======== Records supplied

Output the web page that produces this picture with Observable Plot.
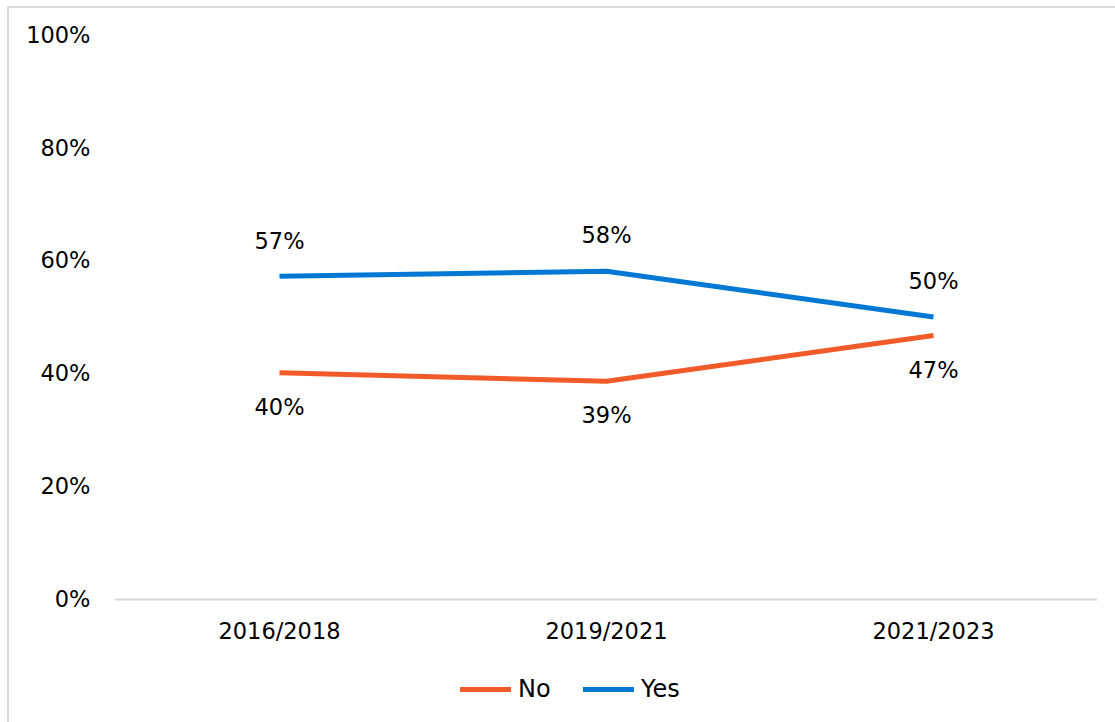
<!DOCTYPE html>
<html>
<head>
<meta charset="utf-8">
<script src="https://cdn.jsdelivr.net/npm/d3@7"></script>
<script src="https://cdn.jsdelivr.net/npm/@observablehq/plot@0.6"></script>
<style>
  html, body { margin: 0; padding: 0; background: #fff; }
  body { width: 1115px; height: 722px; position: relative; overflow: hidden; font-family: "DejaVu Sans", Verdana, sans-serif; }
  #frame { position: absolute; left: 7px; top: 6px; width: 1108px; height: 716px; border-left: 2px solid #d9d9d9; border-top: 2px solid #d9d9d9; box-sizing: border-box; }
  #chart { position: absolute; left: 0; top: 0; }
  #legend { position: absolute; left: 0; top: 672px; width: 1115px; height: 34px; }
  .item { position: absolute; top: 0; height: 34px; display: flex; align-items: center; font-size: 24px; color: #000; }
  .sw { display: inline-block; width: 51px; height: 5px; margin-right: 7px; }
</style>
</head>
<body>
<div id="frame"></div>
<div id="chart"></div>
<div id="legend"></div>
<script>
const periods = ["2016/2018", "2019/2021", "2021/2023"];
const seriesNames = ["No", "Yes"];
const noValues = [0.402, 0.387, 0.468];
const yesValues = [0.573, 0.582, 0.501];
const yTicks = [0, 0.2, 0.4, 0.6, 0.8, 1.0];
const colors = {No: "#F15A29", Yes: "#0078D4"};

const rows = [];
periods.forEach((p, i) => {
  rows.push({period: p, series: "No", value: noValues[i]});
  rows.push({period: p, series: "Yes", value: yesValues[i]});
});
const fmt = d3.format(".0%");

const plot = Plot.plot({
  width: 1115,
  height: 660,
  marginLeft: 115,
  marginRight: 18,
  marginTop: 35,
  marginBottom: 61,
  style: {fontFamily: "'DejaVu Sans', Verdana, sans-serif", fontSize: "22.5px", color: "#000", background: "transparent"},
  x: {type: "point", domain: periods, padding: 0.5, label: null},
  y: {domain: [0, 1], label: null},
  marks: [
    Plot.axisY({ticks: yTicks, tickFormat: d => fmt(d), tickSize: 0, tickPadding: 25, fontSize: 22.5, label: null}),
    Plot.axisX({tickSize: 0, tickPadding: 24, fontSize: 22.5, label: null}),
    Plot.ruleY([0], {stroke: "#d9d9d9", strokeWidth: 2}),
    Plot.line(rows, {x: "period", y: "value", z: "series", stroke: d => colors[d.series], strokeWidth: 5, strokeLinejoin: "round", strokeLinecap: "butt"}),
    Plot.text(rows.filter(d => d.series === "Yes"), {x: "period", y: "value", text: d => fmt(d.value), dy: -35, fontSize: 22.5, fill: "#000"}),
    Plot.text(rows.filter(d => d.series === "No"), {x: "period", y: "value", text: d => fmt(d.value), dy: 35, fontSize: 22.5, fill: "#000"})
  ]
});
document.getElementById("chart").appendChild(plot);

const legend = document.getElementById("legend");
const lefts = {No: 460, Yes: 583};
seriesNames.forEach(s => {
  const it = document.createElement("div");
  it.className = "item";
  it.style.left = lefts[s] + "px";
  const sw = document.createElement("span");
  sw.className = "sw";
  sw.style.background = colors[s];
  it.appendChild(sw);
  it.appendChild(document.createTextNode(s));
  legend.appendChild(it);
});
</script>
</body>
</html>
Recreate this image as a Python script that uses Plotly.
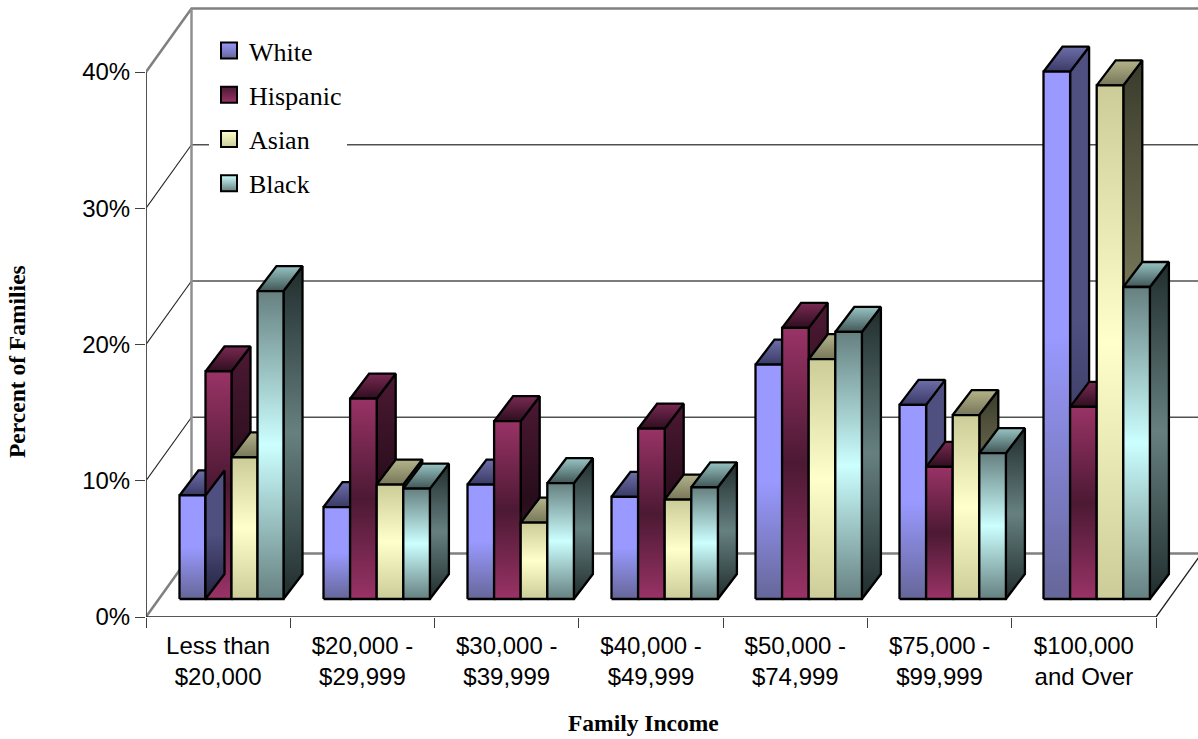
import plotly.graph_objects as go

categories = ["Less than<br>$20,000", "$20,000 -<br>$29,999", "$30,000 -<br>$39,999", "$40,000 -<br>$49,999",
              "$50,000 -<br>$74,999", "$75,000 -<br>$99,999", "$100,000<br>and Over"]
white = [7.6, 6.75, 8.4, 7.5, 17.2, 14.25, 38.7]
hispanic = [16.7, 14.7, 13.05, 12.5, 19.9, 9.7, 14.1]
asian = [10.4, 8.4, 5.6, 7.3, 17.6, 13.5, 37.7]
black = [22.6, 8.1, 8.5, 8.2, 19.6, 10.7, 22.9]
series_names = ["White", "Hispanic", "Asian", "Black"]
series_values = [white, hispanic, asian, black]
y_ticks = [0, 10, 20, 30, 40]
y_tick_labels = ["0%", "10%", "20%", "30%", "40%"]

# Pixel layout of the figure
W, H = 1198, 739
L, B = 146, 122
PX_X = 144.29            # px per category
PX_Y = 13.625            # px per percent
DX = 45.5 / PX_X         # oblique wall offset in axis units
DY = 63.5 / PX_Y
Z0 = 18 / 63.5           # front of bars in wall-depth units
DZ = 25 / 63.5           # bar depth in wall-depth units
BAR_DX = 19.0 / PX_X     # bar depth, horizontal part
BAR = 26.6 / PX_X
START = (179.5 - L) / PX_X
STEP = 144 / PX_X
BASE = Z0 * DY


def proj(x, y, z):
    return x + z * DX, y + z * DY


def pb(x, y, back):
    """Position on a bar: x and y on its front face, back=1 for its rear edge."""
    return x + back * BAR_DX, y + BASE + back * DZ * DY


def scale(stops):
    n = len(stops) - 1
    return [[i / n, c] for i, c in enumerate(stops)]


# gradient stops listed from lowest to highest y value
front = {
    "White": ["#666699", "#9999FF", "#9999FF"],
    "Hispanic": ["#993366", "#4C1933", "#993366"],
    "Asian": ["#CCCC99", "#FFFFCC", "#CCCC99"],
    "Black": ["#668080", "#CCFFFF", "#668080"],
}
side = {
    "White": ["#22223F", "#4F4F80", "#4F4F80"],
    "Hispanic": ["#4C1933", "#280D1B", "#4C1933"],
    "Asian": ["#3A3A2C", "#80805F", "#3A3A2C"],
    "Black": ["#202C2C", "#668080", "#202C2C"],
}
top = {
    "White": ["#3A3A66", "#6E6EAA"],
    "Hispanic": ["#2E0E1F", "#7A2952"],
    "Asian": ["#77775A", "#B3B38A"],
    "Black": ["#405656", "#99C4C4"],
}

fig = go.Figure()


def line(points, color, width):
    xs, ys = zip(*points)
    fig.add_trace(go.Scatter(x=xs, y=ys, mode="lines", line=dict(color=color, width=width),
                             hoverinfo="skip", showlegend=False))


# back wall and floor
n = len(categories)
XMAX = (W - L) / PX_X
for t in y_ticks[1:4]:
    line([proj(0, t, 1), proj(XMAX, t, 1)], "#505050", 1.3)
    line([proj(0, t, 0), proj(0, t, 1)], "#202020", 1.1)
line([proj(0, 40, 0), proj(0, 40, 1), proj(XMAX, 40, 1)], "#808080", 2.5)
line([proj(0, 0, 0), proj(0, 0, 1), proj(XMAX, 0, 1)], "#808080", 2.5)
line([proj(0, 0, 1), proj(0, 40, 1)], "#909090", 2.5)
line([proj(0, 0, 0), proj(0, 40, 0)], "#404040", 1.8)
line([proj(0, 0, 0), proj(n, 0, 0), proj(n, 0, 1)], "#202020", 1.3)


def face(points, stops):
    xs, ys = zip(*(points + [points[0]]))
    fig.add_trace(go.Scatter(x=xs, y=ys, mode="lines", fill="toself",
                             fillgradient=dict(type="vertical", colorscale=scale(stops)),
                             line=dict(color="black", width=2.3), hoverinfo="skip", showlegend=False))


def bar_side(x1, v, name):
    face([pb(x1, 0, 0), pb(x1, 0, 1), pb(x1, v, 1), pb(x1, v, 0)], side[name])


for i in range(n):
    for j, name in enumerate(series_names):
        v = series_values[j][i]
        bw = 26.0 / PX_X if i == 0 else BAR
        x0 = START + i * STEP + j * bw
        x1 = x0 + bw
        bar_side(x1, v, name)
        face([pb(x0, v, 0), pb(x1, v, 0), pb(x1, v, 1), pb(x0, v, 1)], top[name])
        face([pb(x0, 0, 0), pb(x1, 0, 0), pb(x1, v, 0), pb(x0, v, 0)], front[name])
        if i == 0 and j == 1:
            # the first group's White side panel sits over the Hispanic bar
            bar_side(START + 26.0 / PX_X, white[0], "White")

# legend entries
for name in series_names:
    fig.add_trace(go.Scatter(
        x=[None], y=[None], mode="markers", name=name, legendgroup=name,
        marker=dict(symbol="square", size=16, color=front[name][1],
                    gradient=dict(type="vertical", color=front[name][0]),
                    line=dict(color="black", width=2))))

fig.update_layout(
    width=W, height=H, autosize=False,
    margin=dict(l=L, r=0, t=0, b=B, pad=0),
    paper_bgcolor="white", plot_bgcolor="white",
    font=dict(family="Liberation Sans", color="black"),
    xaxis=dict(range=[0, XMAX], showgrid=False, zeroline=False, showline=False,
               tickmode="array", tickvals=[i + 0.5 for i in range(n)], ticktext=categories,
               ticks="", tickfont=dict(size=24, family="Liberation Sans"), ticklabelstandoff=12,
               minor=dict(tickmode="array", tickvals=list(range(n + 1)), ticks="outside",
                          ticklen=10, tickcolor="#404040", tickwidth=1.3, showgrid=False)),
    yaxis=dict(range=[0, (H - B) / PX_Y], showgrid=False, zeroline=False, showline=False,
               tickmode="array", tickvals=y_ticks, ticktext=y_tick_labels, ticks="outside",
               ticklen=10, tickcolor="#404040", tickwidth=1.3,
               tickfont=dict(size=24, family="Liberation Sans")),
    legend=dict(x=(209 - L) / (W - L), y=(H - B - 27) / (H - B), xanchor="left", yanchor="top",
                bgcolor="white", borderwidth=0, tracegroupgap=7.5, itemsizing="trace",
                font=dict(family="Liberation Serif", size=26, color="black"),
                entrywidth=125, entrywidthmode="pixels"),
    annotations=[
        dict(text="<b>Family Income</b>", xref="paper", yref="paper", showarrow=False,
             x=(643 - L) / (W - L), y=(H - B - 723) / (H - B), xanchor="center", yanchor="middle",
             font=dict(family="Liberation Serif", size=23.5, color="black")),
        dict(text="<b>Percent of Families</b>", xref="paper", yref="paper", showarrow=False,
             x=(17 - L) / (W - L), y=(H - B - 362) / (H - B), xanchor="center", yanchor="middle",
             textangle=-90, font=dict(family="Liberation Serif", size=23.5, color="black")),
    ],
)

fig.write_html("out.html", config={"displayModeBar": False},
               post_script="document.body.style.margin='0';window.dispatchEvent(new Event('resize'));")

================

Scan the material for lines with the word "that", and copy each line you find.

Output the web page that produces this picture with Observable Plot.
Recreate this image as a Python script that uses Plotly.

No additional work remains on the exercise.